My boss told me the other day that we are in the final quarter of our career, the two-minute warning is closer than we think. I feel that squirrel urgency to finish strong before the frost sets in.
I joke that I’m prepared for about eleven minutes of retirement.
Beyond that? No clue!
Sometimes, I tell myself that I just need to get Hazel to eighteen, then I can move back to Edgewater, the first neighborhood I ever knew. There is something full circle about living and dying on the same block. Near the same parish. The one I was baptized at will be perfect for my funeral. The same sun rising and setting over a different version of me.
I’ve been lucky.
I saw the golden age of commodity trading. The screaming in the pit, flailing arms, drowned in the cacophony of buying and selling. Now it is all clicking and pointing a mouse at the screen.
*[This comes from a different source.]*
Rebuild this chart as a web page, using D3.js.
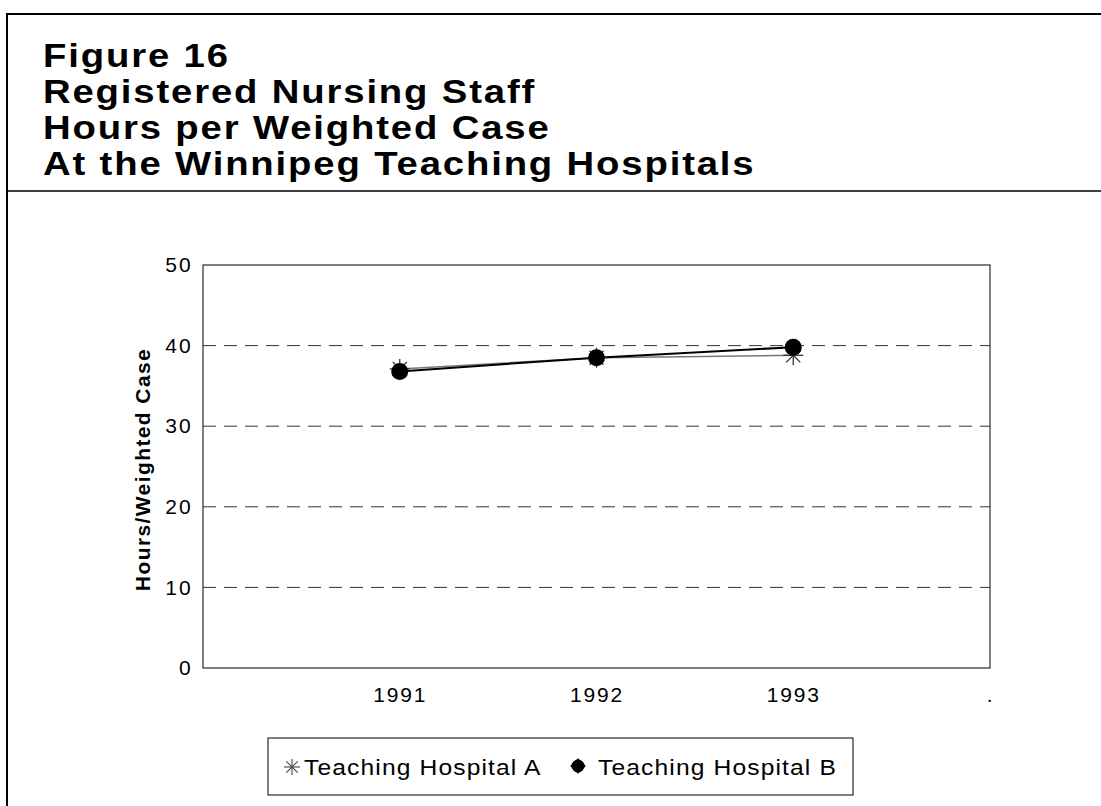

Quieter, but still a daily fight. I never imagined doing anything else. I still remember walking home from the Ridgeland CTA station with my first paycheck in my pocket. Now I’m getting closer to staring down at my first Social Security check. I wish I could walk that one back to my parents' house too, but that nest is long gone, and these tired wings feel every opening and closing bell since.
I’ve never been slothful a day in my life, but I have played it safe somewhat. The beginning of my life was about making my parents proud. The end is about making the ShepKids proud. I never take the time to be proud of myself.
Go to work, come home.... Rinse. Repeat.
Still, I don’t know why I worry. Eleven minutes of retirement sounds just about right...
...followed by an eternity with no hate, no bills, no traffic lights, no sore muscles.
And until then, I will stuff my eyes with wonderment, live bold and not slothful nor safe.
In the Grabber section this morning, I put a timestamp on the next decades.
There are 1,667 days until the 2030s.
There are 5,319 days until the 2040s.
Somewhere in those days lies our best story. Filled with crying, laughing, eating the perfect omelet, losing someone that we love, and maybe, just maybe.... Finding that moment so still and beautiful that it makes us believe in something again.
It is life...
.... chalked out in numbers
...wrapped in wonder and daring us not to waste a single F'ing day.
Make it bold. Make it matter. Make it astonishing.